**WORK TO COMPLETE**
Make an exact transcription of the material, leaving out all images.
**** MATERIAL PROVIDED
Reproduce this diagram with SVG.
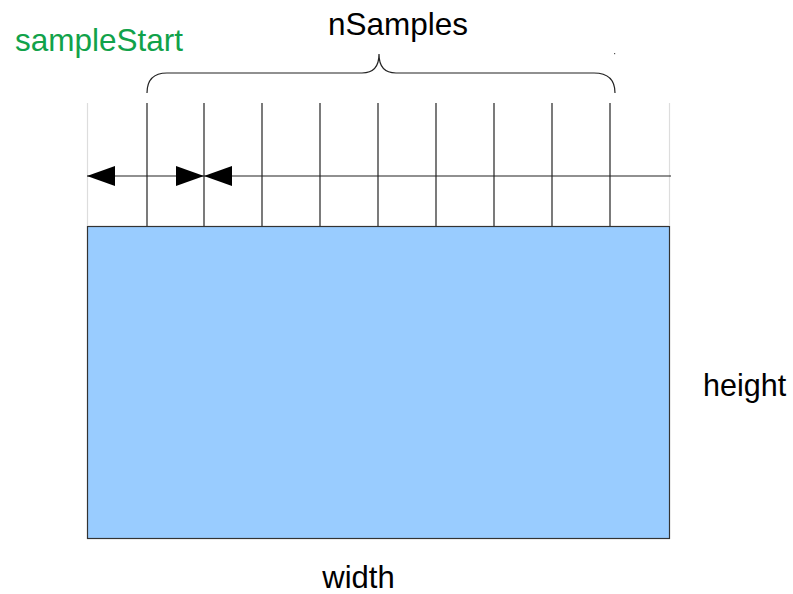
<svg xmlns="http://www.w3.org/2000/svg" width="793" height="594" viewBox="0 0 793 594">
<style>
.t{font-family:"Liberation Sans",Arial,sans-serif;fill:#000}
.g{stroke:#222;stroke-width:1.2;fill:none}
.e{stroke:#ddd;stroke-width:1.2;fill:none}
</style>
<defs>
<marker id="ah" markerWidth="28" markerHeight="20" refX="28" refY="10" orient="auto" markerUnits="userSpaceOnUse">
<path d="M0,0 L28,10 L0,20 Z" fill="#000"/>
</marker>
</defs>
<rect width="793" height="594" fill="#fff"/>
<g id="area">
<rect x="87.5" y="226.5" width="582" height="312" fill="#99ccff" stroke="#333" stroke-width="1.2"/>
</g>
<g id="grid">
<line class="e" x1="87.5" y1="103" x2="87.5" y2="226"/>
<line class="e" x1="669.5" y1="103" x2="669.5" y2="226"/>
<line class="g" x1="147" y1="103" x2="147" y2="226"/>
<line class="g" x1="204" y1="103" x2="204" y2="226"/>
<line class="g" x1="262" y1="103" x2="262" y2="226"/>
<line class="g" x1="320" y1="103" x2="320" y2="226"/>
<line class="g" x1="378" y1="103" x2="378" y2="226"/>
<line class="g" x1="436" y1="103" x2="436" y2="226"/>
<line class="g" x1="494" y1="103" x2="494" y2="226"/>
<line class="g" x1="552" y1="103" x2="552" y2="226"/>
<line class="g" x1="610" y1="103" x2="610" y2="226"/>
</g>
<g id="connectors">
<line class="g" x1="87" y1="176" x2="671" y2="176"/>
<line x1="147" y1="176" x2="87" y2="176" stroke="none" marker-end="url(#ah)"/>
<line x1="150" y1="176" x2="204" y2="176" stroke="none" marker-end="url(#ah)"/>
<line x1="260" y1="176" x2="204" y2="176" stroke="none" marker-end="url(#ah)"/>
<path class="g" d="M147,93 Q147,73 167,73 L362,73 Q379,73 379,54 Q379,73 396,73 L594,73 Q615,73 615,93"/>
<rect x="614" y="53" width="1.2" height="1.2" fill="#555"/>
</g>
<g id="labels">
<text class="t" x="15" y="51" font-size="31.5" style="fill:#11a24a">sampleStart</text>
<text class="t" x="398" y="35" font-size="31.5" text-anchor="middle">nSamples</text>
<text class="t" x="703" y="396" font-size="30.5">height</text>
<text class="t" x="358.5" y="588" font-size="31" text-anchor="middle">width</text>
</g>
</svg>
********
**EXERCISE SOLUTION**
Reproduce this diagram with SVG.
<svg xmlns="http://www.w3.org/2000/svg" width="793" height="594" viewBox="0 0 793 594">
<style>
.t{font-family:"Liberation Sans",Arial,sans-serif;fill:#000}
.g{stroke:#222;stroke-width:1.2;fill:none}
.e{stroke:#ddd;stroke-width:1.2;fill:none}
</style>
<defs>
<marker id="ah" markerWidth="28" markerHeight="20" refX="28" refY="10" orient="auto" markerUnits="userSpaceOnUse">
<path d="M0,0 L28,10 L0,20 Z" fill="#000"/>
</marker>
</defs>
<rect width="793" height="594" fill="#fff"/>
<g id="area">
<rect x="87.5" y="226.5" width="582" height="312" fill="#99ccff" stroke="#333" stroke-width="1.2"/>
</g>
<g id="grid">
<line class="e" x1="87.5" y1="103" x2="87.5" y2="226"/>
<line class="e" x1="669.5" y1="103" x2="669.5" y2="226"/>
<line class="g" x1="147" y1="103" x2="147" y2="226"/>
<line class="g" x1="204" y1="103" x2="204" y2="226"/>
<line class="g" x1="262" y1="103" x2="262" y2="226"/>
<line class="g" x1="320" y1="103" x2="320" y2="226"/>
<line class="g" x1="378" y1="103" x2="378" y2="226"/>
<line class="g" x1="436" y1="103" x2="436" y2="226"/>
<line class="g" x1="494" y1="103" x2="494" y2="226"/>
<line class="g" x1="552" y1="103" x2="552" y2="226"/>
<line class="g" x1="610" y1="103" x2="610" y2="226"/>
</g>
<g id="connectors">
<line class="g" x1="87" y1="176" x2="671" y2="176"/>
<line x1="147" y1="176" x2="87" y2="176" stroke="none" marker-end="url(#ah)"/>
<line x1="150" y1="176" x2="204" y2="176" stroke="none" marker-end="url(#ah)"/>
<line x1="260" y1="176" x2="204" y2="176" stroke="none" marker-end="url(#ah)"/>
<path class="g" d="M147,93 Q147,73 167,73 L362,73 Q379,73 379,54 Q379,73 396,73 L594,73 Q615,73 615,93"/>
<rect x="614" y="53" width="1.2" height="1.2" fill="#555"/>
</g>
<g id="labels">
<text class="t" x="15" y="51" font-size="31.5" style="fill:#11a24a">sampleStart</text>
<text class="t" x="398" y="35" font-size="31.5" text-anchor="middle">nSamples</text>
<text class="t" x="703" y="396" font-size="30.5">height</text>
<text class="t" x="358.5" y="588" font-size="31" text-anchor="middle">width</text>
</g>
</svg>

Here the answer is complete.